Stored data:
---------------
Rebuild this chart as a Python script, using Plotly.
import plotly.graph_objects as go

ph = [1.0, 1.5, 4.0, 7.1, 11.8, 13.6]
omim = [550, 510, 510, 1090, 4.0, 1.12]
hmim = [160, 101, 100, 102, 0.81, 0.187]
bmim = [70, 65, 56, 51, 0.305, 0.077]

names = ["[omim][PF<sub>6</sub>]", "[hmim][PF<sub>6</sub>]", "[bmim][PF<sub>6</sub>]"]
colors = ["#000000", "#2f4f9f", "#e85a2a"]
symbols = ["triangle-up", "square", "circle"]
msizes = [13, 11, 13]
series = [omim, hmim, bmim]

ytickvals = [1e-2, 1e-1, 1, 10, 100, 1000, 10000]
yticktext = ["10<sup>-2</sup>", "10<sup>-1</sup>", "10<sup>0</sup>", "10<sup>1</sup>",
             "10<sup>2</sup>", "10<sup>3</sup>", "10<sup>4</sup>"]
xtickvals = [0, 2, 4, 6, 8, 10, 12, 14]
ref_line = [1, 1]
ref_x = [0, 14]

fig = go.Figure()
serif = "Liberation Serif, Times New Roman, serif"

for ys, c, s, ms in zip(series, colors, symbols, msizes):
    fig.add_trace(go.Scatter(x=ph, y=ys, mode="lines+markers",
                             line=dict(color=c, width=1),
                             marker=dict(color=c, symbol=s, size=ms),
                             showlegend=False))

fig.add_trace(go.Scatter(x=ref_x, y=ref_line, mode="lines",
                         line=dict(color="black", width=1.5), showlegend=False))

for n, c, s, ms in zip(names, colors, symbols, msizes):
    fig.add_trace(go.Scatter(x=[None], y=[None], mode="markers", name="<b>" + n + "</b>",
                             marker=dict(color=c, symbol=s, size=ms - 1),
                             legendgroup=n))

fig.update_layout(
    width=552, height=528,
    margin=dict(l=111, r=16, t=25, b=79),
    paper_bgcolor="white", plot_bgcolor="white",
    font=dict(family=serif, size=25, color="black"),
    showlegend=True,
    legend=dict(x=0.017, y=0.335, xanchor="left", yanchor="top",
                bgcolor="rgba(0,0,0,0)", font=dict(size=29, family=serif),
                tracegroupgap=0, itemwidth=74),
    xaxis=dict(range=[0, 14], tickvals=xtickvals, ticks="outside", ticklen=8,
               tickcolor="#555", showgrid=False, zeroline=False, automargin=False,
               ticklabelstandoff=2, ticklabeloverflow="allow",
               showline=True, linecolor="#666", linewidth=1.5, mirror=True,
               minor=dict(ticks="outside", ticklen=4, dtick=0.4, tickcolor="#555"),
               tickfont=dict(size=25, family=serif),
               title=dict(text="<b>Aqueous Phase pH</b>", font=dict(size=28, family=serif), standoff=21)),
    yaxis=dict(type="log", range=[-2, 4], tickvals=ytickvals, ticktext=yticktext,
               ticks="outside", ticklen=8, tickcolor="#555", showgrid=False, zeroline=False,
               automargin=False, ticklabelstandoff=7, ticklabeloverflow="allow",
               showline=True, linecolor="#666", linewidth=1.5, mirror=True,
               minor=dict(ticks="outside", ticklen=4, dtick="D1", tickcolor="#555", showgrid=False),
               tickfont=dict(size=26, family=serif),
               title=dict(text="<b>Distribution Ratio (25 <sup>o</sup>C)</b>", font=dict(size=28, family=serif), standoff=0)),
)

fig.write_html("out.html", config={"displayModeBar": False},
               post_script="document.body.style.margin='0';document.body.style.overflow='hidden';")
---------------
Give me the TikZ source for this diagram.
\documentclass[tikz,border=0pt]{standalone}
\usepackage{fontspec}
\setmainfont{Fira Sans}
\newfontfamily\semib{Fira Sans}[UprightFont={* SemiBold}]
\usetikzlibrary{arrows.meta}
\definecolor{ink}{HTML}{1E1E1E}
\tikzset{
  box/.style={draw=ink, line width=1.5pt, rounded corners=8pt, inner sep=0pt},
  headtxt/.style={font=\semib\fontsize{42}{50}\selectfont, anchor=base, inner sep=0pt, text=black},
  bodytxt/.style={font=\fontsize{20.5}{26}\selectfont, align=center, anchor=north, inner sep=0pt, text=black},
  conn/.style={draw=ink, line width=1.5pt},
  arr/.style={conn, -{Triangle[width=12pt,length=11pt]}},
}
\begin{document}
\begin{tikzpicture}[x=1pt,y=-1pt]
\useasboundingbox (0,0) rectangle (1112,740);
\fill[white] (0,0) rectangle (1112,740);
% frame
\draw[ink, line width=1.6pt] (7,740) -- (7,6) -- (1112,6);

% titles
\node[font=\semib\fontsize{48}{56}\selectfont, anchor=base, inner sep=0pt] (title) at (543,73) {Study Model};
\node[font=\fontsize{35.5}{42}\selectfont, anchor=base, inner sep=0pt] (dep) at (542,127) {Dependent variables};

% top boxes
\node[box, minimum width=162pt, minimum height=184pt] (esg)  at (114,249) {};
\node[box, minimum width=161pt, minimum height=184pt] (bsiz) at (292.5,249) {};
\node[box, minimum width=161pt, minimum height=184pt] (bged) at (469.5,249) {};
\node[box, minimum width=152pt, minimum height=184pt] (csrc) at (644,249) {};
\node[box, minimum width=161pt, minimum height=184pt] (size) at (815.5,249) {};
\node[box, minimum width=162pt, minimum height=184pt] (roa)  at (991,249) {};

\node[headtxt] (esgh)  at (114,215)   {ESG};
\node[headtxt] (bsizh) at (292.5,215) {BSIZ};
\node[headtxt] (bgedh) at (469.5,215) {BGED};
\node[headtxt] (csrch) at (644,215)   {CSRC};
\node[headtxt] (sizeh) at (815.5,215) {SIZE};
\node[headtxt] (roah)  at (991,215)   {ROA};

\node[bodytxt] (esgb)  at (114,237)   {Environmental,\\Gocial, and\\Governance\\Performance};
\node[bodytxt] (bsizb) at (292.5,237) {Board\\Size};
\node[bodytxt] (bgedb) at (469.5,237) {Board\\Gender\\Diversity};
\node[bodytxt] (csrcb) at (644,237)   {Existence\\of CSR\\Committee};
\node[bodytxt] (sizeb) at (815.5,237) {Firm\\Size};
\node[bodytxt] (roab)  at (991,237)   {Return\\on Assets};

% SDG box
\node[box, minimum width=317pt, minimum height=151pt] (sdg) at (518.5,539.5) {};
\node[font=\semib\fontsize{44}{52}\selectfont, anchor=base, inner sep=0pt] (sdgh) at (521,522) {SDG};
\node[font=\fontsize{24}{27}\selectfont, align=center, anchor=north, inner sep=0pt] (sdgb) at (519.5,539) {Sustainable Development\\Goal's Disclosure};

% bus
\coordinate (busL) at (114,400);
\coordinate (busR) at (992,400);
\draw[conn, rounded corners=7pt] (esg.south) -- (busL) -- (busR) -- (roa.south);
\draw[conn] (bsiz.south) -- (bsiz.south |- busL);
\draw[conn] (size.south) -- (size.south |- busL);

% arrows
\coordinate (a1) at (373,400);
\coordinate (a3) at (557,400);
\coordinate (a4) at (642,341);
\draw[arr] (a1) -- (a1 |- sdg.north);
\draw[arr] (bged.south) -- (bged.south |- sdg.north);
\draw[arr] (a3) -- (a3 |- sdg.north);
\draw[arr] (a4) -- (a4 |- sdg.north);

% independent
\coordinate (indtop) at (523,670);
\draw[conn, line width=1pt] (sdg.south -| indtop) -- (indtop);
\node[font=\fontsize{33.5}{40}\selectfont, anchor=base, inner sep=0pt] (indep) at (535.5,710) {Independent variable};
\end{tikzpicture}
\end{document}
---------------
Starting at the line that contains "Rebuild this chart" and stopping at the line that contains "legendgroup=n))", transcribe the lines exactly; both boundary lines are to be included.

Rebuild this chart as a Python script, using Plotly.
import plotly.graph_objects as go

ph = [1.0, 1.5, 4.0, 7.1, 11.8, 13.6]
omim = [550, 510, 510, 1090, 4.0, 1.12]
hmim = [160, 101, 100, 102, 0.81, 0.187]
bmim = [70, 65, 56, 51, 0.305, 0.077]

names = ["[omim][PF<sub>6</sub>]", "[hmim][PF<sub>6</sub>]", "[bmim][PF<sub>6</sub>]"]
colors = ["#000000", "#2f4f9f", "#e85a2a"]
symbols = ["triangle-up", "square", "circle"]
msizes = [13, 11, 13]
series = [omim, hmim, bmim]

ytickvals = [1e-2, 1e-1, 1, 10, 100, 1000, 10000]
yticktext = ["10<sup>-2</sup>", "10<sup>-1</sup>", "10<sup>0</sup>", "10<sup>1</sup>",
             "10<sup>2</sup>", "10<sup>3</sup>", "10<sup>4</sup>"]
xtickvals = [0, 2, 4, 6, 8, 10, 12, 14]
ref_line = [1, 1]
ref_x = [0, 14]

fig = go.Figure()
serif = "Liberation Serif, Times New Roman, serif"

for ys, c, s, ms in zip(series, colors, symbols, msizes):
    fig.add_trace(go.Scatter(x=ph, y=ys, mode="lines+markers",
                             line=dict(color=c, width=1),
                             marker=dict(color=c, symbol=s, size=ms),
                             showlegend=False))

fig.add_trace(go.Scatter(x=ref_x, y=ref_line, mode="lines",
                         line=dict(color="black", width=1.5), showlegend=False))

for n, c, s, ms in zip(names, colors, symbols, msizes):
    fig.add_trace(go.Scatter(x=[None], y=[None], mode="markers", name="<b>" + n + "</b>",
                             marker=dict(color=c, symbol=s, size=ms - 1),
                             legendgroup=n))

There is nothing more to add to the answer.